Single by Broiler
- Released: 7 June 2014
- Recorded: 2013
- Genre: Electro; dance;
- Length: 3:53
- Label: Sky Music
- Songwriters: Simen Auke; Mikkel Christiansen; Thomas Gustafsson; William Idap; Simon Stromstedt;

Broiler singles chronology
| "Colors" (2013) | "Rays of Light" (2014) | "Wild Eyes" (2014) |

= Rays of Light (song) =

"Rays of Light" is a song written by the Norwegian duo, Broiler. This is the duo's third single of 2014 following "Get Drunk" and "F*** Everybody". It was inspired by Madonna's song "Ray of Light", which was praised positively for its lyrics, inspiration, and qualified dance music technology. This song features vocals from Chris Holsten, whereas the entire mix is done by Broiler and has a lyrics video with sunrise and sunset. This is an electro song that uses piano, guitar, house beats, and synthesizer in parts of the song.

==Reception==
The song got mostly positive reviews and light because of its lyrics, dance tracks, and mix.
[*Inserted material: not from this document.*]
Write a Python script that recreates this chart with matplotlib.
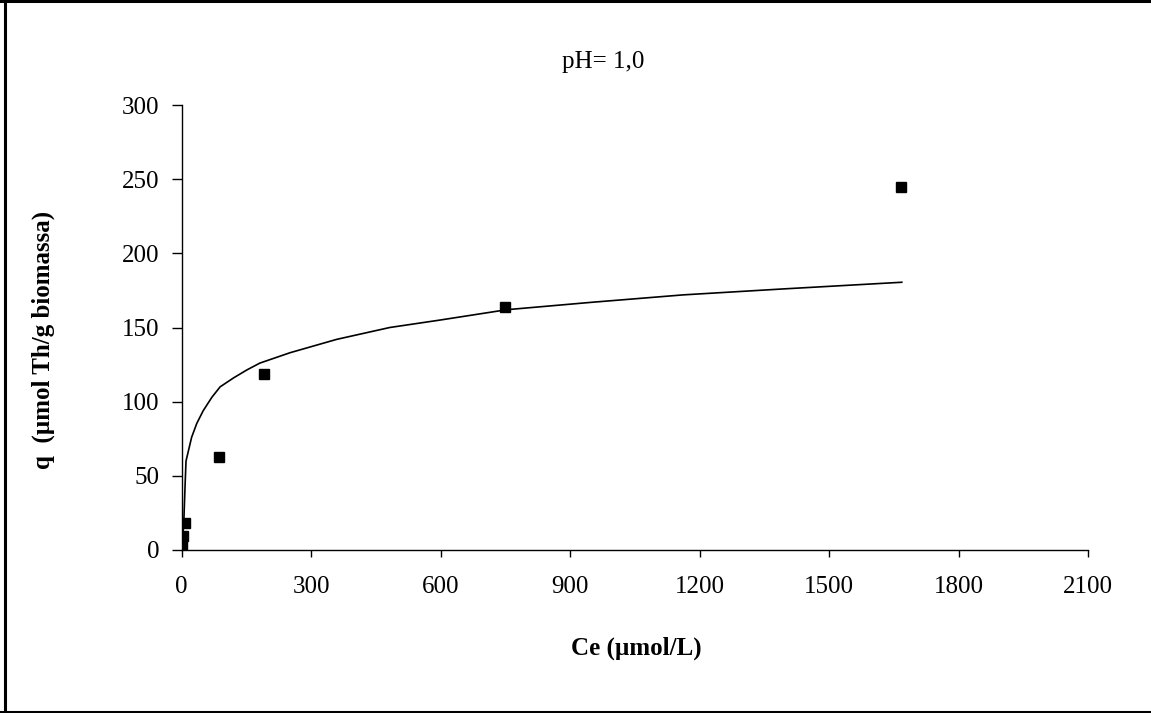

MetroLyrics rated it 10/10. Other critics gave it 97%.

==Charts==

| Chart (2014) | Peak position |
|---|---|
| Norway (VG-lista) | 11 |
| US Hot Dance/Electronic Songs (Billboard) | 2 |
| US Dance Club Songs (Billboard) | 1 |

==Certifications==

| Region | Certification | Certified units/sales |
| Norway (IFPI Norway) | 3× Platinum | 30,000^{‡} |
| Sweden (GLF) | Gold | 20,000^{‡} |
^{‡} Sales+streaming figures based on certification alone.